In the July/August issue that arrived yesterday (not online yet or I’d link it), she revisits the brouhaha stirred up on the blogosphere and other media outlets in reaction to Lisa Belkin’s New York Times Magazine piece on “opting out”.

I love Loh’s writing because she is damn smart and damn funny, but more importantly, she smacks down on the silliness that can come out of academia and other members of the “thinktankerati”. On a personal level, I identify with her position as a mom and freelance writer trying to make it all work in a way that makes sense.

She’s got a book coming out in August, Mother on Fire.
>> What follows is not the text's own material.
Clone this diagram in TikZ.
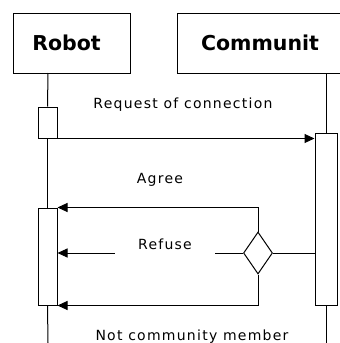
\documentclass[tikz,border=0pt]{standalone}
\usepackage{fontspec}
\setmainfont{DejaVu Sans}
\newfontfamily\msgfont[LetterSpace=9]{DejaVu Sans}
\usetikzlibrary{arrows.meta,shapes.geometric}
\tikzset{
  actor/.style={draw, line width=1pt, minimum height=60pt, inner sep=0pt,
    font=\fontsize{20.5}{24}\selectfont\bfseries},
  activation/.style={draw, line width=1pt, fill=white, inner sep=0pt},
  lifeline/.style={line width=1pt},
  msg/.style={line width=1pt, -{Triangle[length=10pt,width=9pt]}},
  lbl/.style={font=\msgfont\fontsize{14}{16}\selectfont, inner sep=2pt},
  choice/.style={draw, diamond, line width=1pt, inner sep=0pt, aspect=0.7,
    minimum width=29pt, minimum height=42pt}
}
\begin{document}
\begin{tikzpicture}[x=1pt,y=-1pt]
\useasboundingbox (0,0) rectangle (340,343);
\clip (0,0) rectangle (340,343);
\fill[white] (0,0) rectangle (340,343);
% participants
\node[actor, minimum width=117pt] (robot) at (71.5,43) {\hspace*{-10pt}Robot};
\node[actor, minimum width=166pt] (comm) at (260,43) {Communit};
% activation bars
\node[activation, minimum width=19pt, minimum height=31pt] (act1) at (47.5,122.5) {};
\node[activation, minimum width=19pt, minimum height=97pt] (act2) at (47.5,256.5) {};
\node[activation, minimum width=22pt, minimum height=172pt] (cact) at (326,219) {};
% lifelines
\coordinate (rtop) at (48,73);
\coordinate (rbot) at (48,343);
\coordinate (ctop) at (326,73);
\coordinate (cbot) at (326,343);
\draw[lifeline] (rtop) -- (act1.north);
\draw[lifeline] (act1.south) -- (act2.north);
\draw[lifeline] (act2.south) -- (rbot);
\draw[lifeline] (ctop) -- (cact.north);
\draw[lifeline] (cact.south) -- (cbot);
% decision
\node[choice] (dia) at (258,253) {};
% messages
\draw[msg] (act1.south east) -- (cact.west |- act1.south east);
\draw[msg] (dia.north) |- (act2.north east);
\draw[msg] (dia.south) |- (act2.south east);
\draw[msg] (dia.west) -- (act2.east |- dia.west);
\draw[lifeline] (dia.east) -- (cact.west |- dia.east);
% labels
\node[lbl] (lreq) at (183,105) {Request of connection};
\node[lbl] (lagree) at (160,180) {Agree};
\node[lbl, fill=white, minimum width=100pt, minimum height=26pt] (lref) at (165,244) {Refuse};
\node[lbl] (lnot) at (192,337) {Not community member};
\end{tikzpicture}
\end{document}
Now I know what I’ll be selecting for my book club in September.

Overcommitted?

In Family, In Other Words, Writing on June 3, 2008 at 9:27 pm

I’ve been feeling stretched too thin lately, and the fact that I just remembered half an hour ago that I had a meeting that started an hour before that just validated that concern.
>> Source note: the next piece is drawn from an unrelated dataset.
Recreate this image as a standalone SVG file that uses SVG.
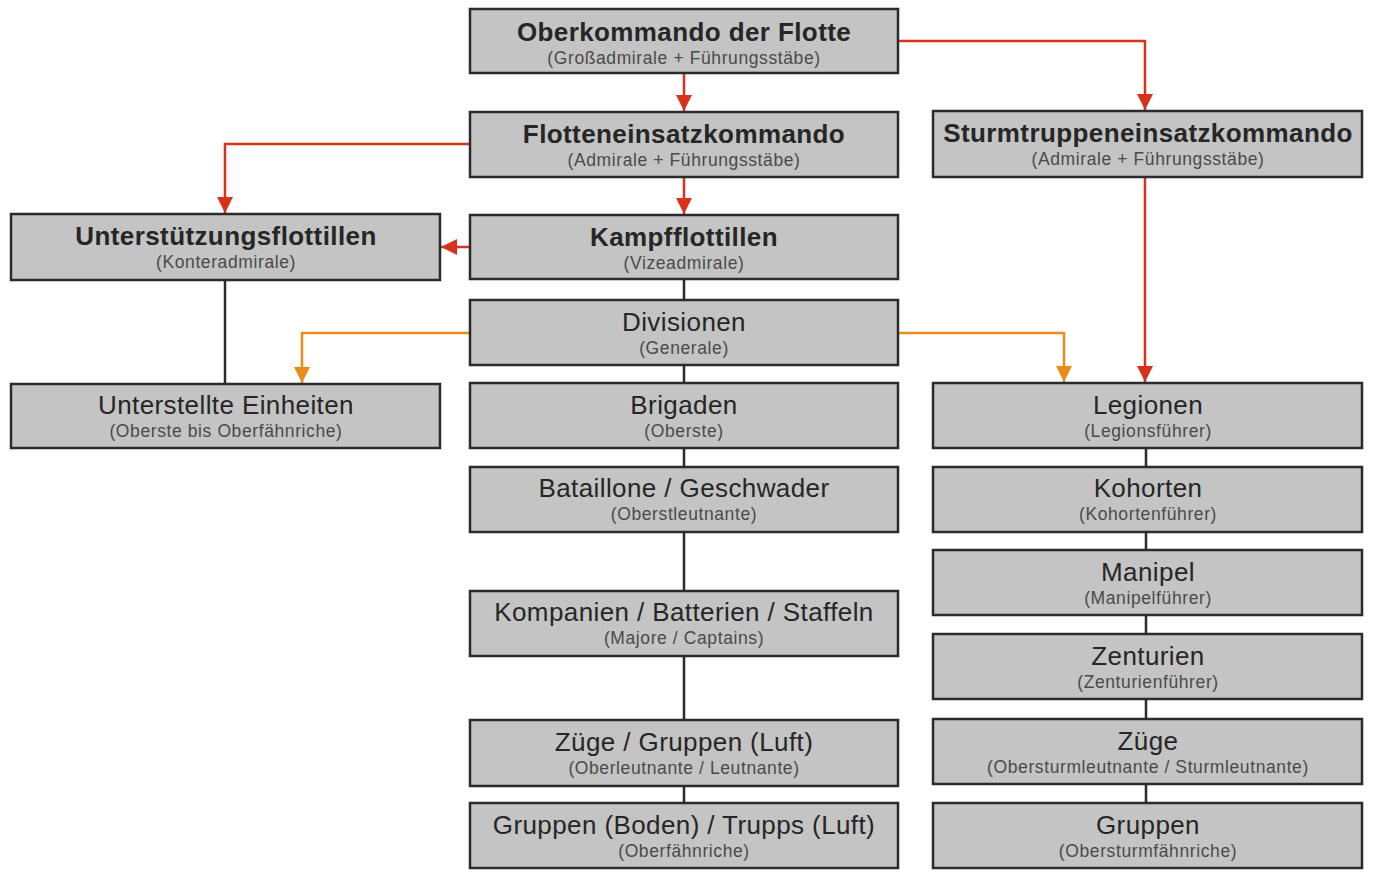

Somehow I’ve never quite learned that just because I’m interested in a zillion things doesn’t mean I have the time to devote to them. Let’s take today as an example.

5:40am Richard leaves for the gym and in the process wakes up Dax, who settled for about 20 minutes of snuggling before demanding his breakfast. I had hoped for using time before the kids were up to work on a an overdue article. No dice.

8:30am We’re all fed and dressed and out the door to the gym where I had my second-to-last masters swimming workout (our coach has other obligations over the summer). After swimming a mile or so (couldn’t have said that a year ago!), I got the kids out of childcare so they could swim too.

Noon Back at home for a quick picnic lunch before heading off to the farm for our weekly visit.

2:00pm Arrive at the farm with Madeleine’s school friend, EM. The girls and I harvest lavendar while Dax looks for worms.

4:00pm Leave the farm. Oops…meant to leave at 3. Drive to Chick-fil-a for ice cream snack, playground and meeting up with EM’s mom.

5:00pm Leave Chick-fil-a, now in danger of being late for Madeleine’s last soccer game of the season — which Richard was coaching.

5:30pm Arrive just in time for the game. Yay! The under-six Tigers go undefeated! And Madeleine has never scored a goal! One day, it will happen. Really.

6:45pm Back home, get dinner together, read email, get kids cleaned up and in bed.

8:30pm Remember the meeting I had that started at 7:30pm

9:00pm Start blog entry instead of reading book for book club meeting on Friday. Now currently on page 99 of 250 pages. Not much hope of finishing in time. Throw cat off the computer.

9:30pm Give up on working on overdue article today. It will still be late tomorrow. And Thursday. Post to blog, read, go to bed.

Sheesh. One of these days I’m going to fold the laundry. Really.